-- Data excerpt --
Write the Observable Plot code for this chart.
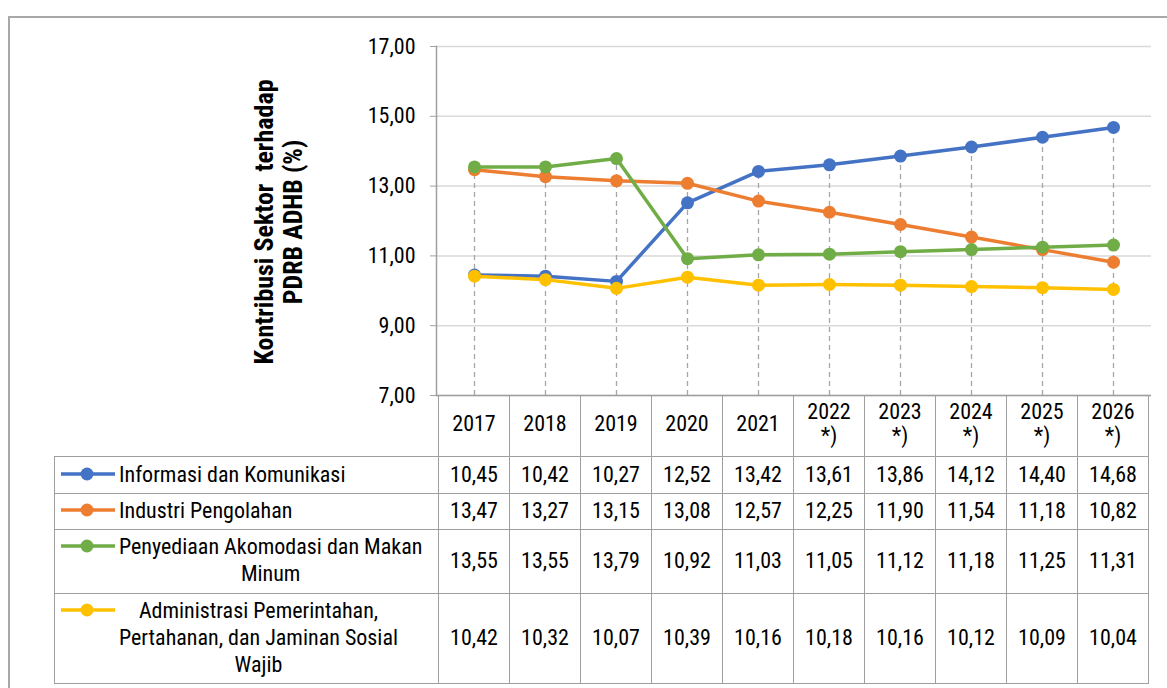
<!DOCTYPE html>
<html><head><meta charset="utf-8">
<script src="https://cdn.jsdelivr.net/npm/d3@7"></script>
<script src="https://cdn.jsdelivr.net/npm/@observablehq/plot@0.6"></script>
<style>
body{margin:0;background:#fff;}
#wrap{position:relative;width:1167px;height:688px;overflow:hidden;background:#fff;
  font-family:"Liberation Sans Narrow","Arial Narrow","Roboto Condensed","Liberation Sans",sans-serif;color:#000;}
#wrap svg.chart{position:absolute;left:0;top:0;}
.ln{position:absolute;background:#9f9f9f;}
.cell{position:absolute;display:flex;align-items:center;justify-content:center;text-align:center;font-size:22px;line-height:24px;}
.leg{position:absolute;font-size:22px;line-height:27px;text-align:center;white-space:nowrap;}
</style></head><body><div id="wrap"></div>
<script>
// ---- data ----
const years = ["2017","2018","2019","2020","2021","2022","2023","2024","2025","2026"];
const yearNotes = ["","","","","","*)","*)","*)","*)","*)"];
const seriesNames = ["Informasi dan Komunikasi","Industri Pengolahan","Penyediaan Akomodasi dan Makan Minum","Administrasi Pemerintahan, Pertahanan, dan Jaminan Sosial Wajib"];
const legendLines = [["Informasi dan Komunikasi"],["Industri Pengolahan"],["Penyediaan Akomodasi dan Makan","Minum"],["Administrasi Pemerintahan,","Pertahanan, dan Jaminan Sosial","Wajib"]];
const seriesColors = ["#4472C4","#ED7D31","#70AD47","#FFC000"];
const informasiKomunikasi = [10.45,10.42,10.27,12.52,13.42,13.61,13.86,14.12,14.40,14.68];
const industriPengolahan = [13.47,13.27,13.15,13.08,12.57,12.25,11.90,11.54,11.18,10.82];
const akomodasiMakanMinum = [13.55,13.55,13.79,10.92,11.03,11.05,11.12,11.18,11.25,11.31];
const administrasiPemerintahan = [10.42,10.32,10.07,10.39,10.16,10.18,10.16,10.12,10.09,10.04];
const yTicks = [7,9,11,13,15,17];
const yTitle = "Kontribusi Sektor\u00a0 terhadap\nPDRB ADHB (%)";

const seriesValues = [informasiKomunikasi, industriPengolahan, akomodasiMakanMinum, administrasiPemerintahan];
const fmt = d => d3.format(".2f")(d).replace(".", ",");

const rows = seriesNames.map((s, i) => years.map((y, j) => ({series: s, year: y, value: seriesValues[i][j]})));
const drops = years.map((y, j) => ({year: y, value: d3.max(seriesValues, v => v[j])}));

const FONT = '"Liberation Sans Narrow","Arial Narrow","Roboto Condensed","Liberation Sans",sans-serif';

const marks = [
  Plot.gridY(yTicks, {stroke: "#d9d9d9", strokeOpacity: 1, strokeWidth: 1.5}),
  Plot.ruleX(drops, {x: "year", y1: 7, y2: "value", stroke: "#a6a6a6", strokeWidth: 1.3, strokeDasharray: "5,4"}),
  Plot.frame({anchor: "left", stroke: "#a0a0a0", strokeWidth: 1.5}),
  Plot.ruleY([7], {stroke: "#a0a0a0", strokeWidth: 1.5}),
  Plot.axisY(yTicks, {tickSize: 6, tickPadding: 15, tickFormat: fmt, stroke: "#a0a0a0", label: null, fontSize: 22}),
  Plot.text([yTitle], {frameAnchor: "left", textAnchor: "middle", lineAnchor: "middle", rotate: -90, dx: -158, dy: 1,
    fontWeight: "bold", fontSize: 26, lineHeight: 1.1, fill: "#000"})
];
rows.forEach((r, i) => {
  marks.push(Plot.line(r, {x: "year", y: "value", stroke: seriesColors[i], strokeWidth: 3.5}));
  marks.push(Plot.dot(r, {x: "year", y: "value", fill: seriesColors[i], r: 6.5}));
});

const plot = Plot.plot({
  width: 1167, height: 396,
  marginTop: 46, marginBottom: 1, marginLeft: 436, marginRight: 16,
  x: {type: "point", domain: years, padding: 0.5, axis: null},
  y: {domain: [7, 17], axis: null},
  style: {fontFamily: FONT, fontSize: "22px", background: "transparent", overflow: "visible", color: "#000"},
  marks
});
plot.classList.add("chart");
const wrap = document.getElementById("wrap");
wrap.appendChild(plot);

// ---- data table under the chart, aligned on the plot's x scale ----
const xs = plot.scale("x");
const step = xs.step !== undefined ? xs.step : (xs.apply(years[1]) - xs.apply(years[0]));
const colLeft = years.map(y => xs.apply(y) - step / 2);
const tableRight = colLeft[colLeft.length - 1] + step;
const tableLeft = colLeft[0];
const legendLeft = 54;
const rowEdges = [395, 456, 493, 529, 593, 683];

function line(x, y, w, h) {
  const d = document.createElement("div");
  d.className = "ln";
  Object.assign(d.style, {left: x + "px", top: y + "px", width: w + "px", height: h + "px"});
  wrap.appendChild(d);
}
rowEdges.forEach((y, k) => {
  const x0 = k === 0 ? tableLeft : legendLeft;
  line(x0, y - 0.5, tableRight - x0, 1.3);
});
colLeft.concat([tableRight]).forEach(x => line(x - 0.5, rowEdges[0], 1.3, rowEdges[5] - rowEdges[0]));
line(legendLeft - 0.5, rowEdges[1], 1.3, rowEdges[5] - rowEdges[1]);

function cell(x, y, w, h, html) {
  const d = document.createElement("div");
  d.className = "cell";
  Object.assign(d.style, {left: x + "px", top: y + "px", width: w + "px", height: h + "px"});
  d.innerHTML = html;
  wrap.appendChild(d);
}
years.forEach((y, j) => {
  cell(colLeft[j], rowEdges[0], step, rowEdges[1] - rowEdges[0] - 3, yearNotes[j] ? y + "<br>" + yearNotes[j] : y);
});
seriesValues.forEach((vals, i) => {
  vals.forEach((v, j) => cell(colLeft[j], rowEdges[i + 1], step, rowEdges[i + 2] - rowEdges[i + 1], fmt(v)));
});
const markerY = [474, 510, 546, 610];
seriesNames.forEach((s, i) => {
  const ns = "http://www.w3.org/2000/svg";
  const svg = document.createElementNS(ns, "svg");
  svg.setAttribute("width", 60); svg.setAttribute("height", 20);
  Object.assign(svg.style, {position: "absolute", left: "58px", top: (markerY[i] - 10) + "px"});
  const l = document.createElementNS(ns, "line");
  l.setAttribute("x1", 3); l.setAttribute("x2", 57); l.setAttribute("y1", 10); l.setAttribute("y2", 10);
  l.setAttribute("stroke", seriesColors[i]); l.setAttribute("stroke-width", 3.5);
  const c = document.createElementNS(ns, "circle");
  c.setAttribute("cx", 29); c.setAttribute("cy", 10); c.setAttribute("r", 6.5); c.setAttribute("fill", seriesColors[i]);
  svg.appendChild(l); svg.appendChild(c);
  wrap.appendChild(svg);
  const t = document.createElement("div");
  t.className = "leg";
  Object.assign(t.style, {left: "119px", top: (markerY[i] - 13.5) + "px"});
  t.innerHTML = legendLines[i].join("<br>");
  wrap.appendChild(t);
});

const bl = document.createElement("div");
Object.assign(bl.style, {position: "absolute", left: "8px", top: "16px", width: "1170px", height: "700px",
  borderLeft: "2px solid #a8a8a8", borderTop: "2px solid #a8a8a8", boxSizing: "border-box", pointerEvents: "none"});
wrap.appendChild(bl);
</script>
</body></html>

-- Given task --
Gather each line of the listing containing the word "chart" and show it.

-- Exercise response --
Write the Observable Plot code for this chart.
#wrap svg.chart{position:absolute;left:0;top:0;}
plot.classList.add("chart");
// ---- data table under the chart, aligned on the plot's x scale ----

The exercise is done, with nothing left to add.